Fertilizing the plants gives them all the nutrients essential for their growth. Use good quality rose food at the base of the plant.

A slow-release fertilizer that releases nutrients slowly over a long time to keep your plant well-fed is ideal. Rose plants need fertilizers with a mix of nitrogen, phosphorus, and potassium.

Pro-Tips

These are some of the tips that you may find useful when you are contemplating a pruning exercise.

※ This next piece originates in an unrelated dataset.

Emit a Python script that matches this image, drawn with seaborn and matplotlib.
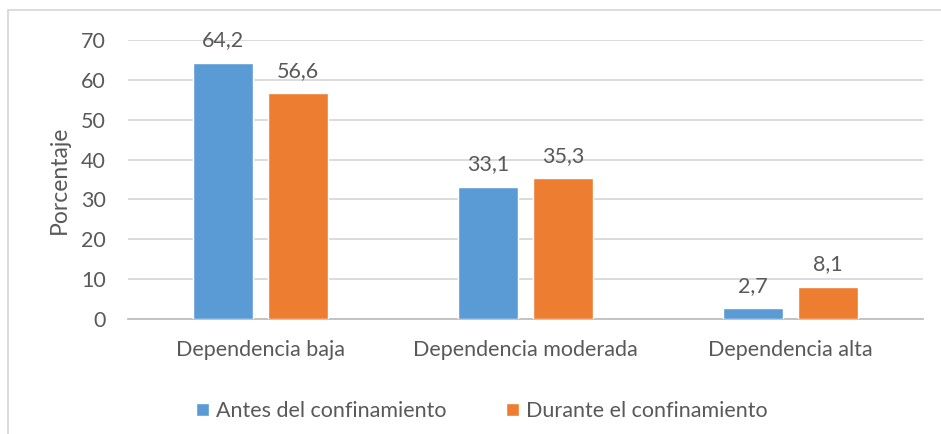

  • The best time to cut back overgrown rose bushes in spring. This is the time when the buds start to swell on the rose plants. By spring, the bumps on the canes will be huge and reddish. Time your pruning before the buds open.
  • Alternatively, you know it is time to prune roses when the forsythia blooms
  • In the summer, anytime is good to cut the dead flowers. This will ensure more blooms and, thus, a pleasing shrub.
  • After the first frost, trim longer stems to prevent them from snapping.
  • Avoid keeping rose bushes top-heavy, lest they get uprooted with strong gusts.
  • If your rose is a one-time bloomer, prune after they bloom.
  • But be careful not to prune old wood, for they bloom on old wood.
  • Hybrid teas need more pruning than climbers of floribundas. While miniatures need to be pruned a few inches above the ground and need to be divided every two years.
  • Most importantly, avoid pruning too much for it will stoke new growth, and this growth could be stymied by the freezing weather.

Conclusion

You can say I have been able to put up this article after a few years of self-learning. We have attempted to put together this article from my personal experience.

I have looked up a million resources to get cutting of overgrown rose bushes right. It has been an enjoyable learning journey, though. We did not want people with similar queries to go through a grueling time looking for answers.

We hope that we have solved your queries satisfactorily. We are sure by following this article you will get good results.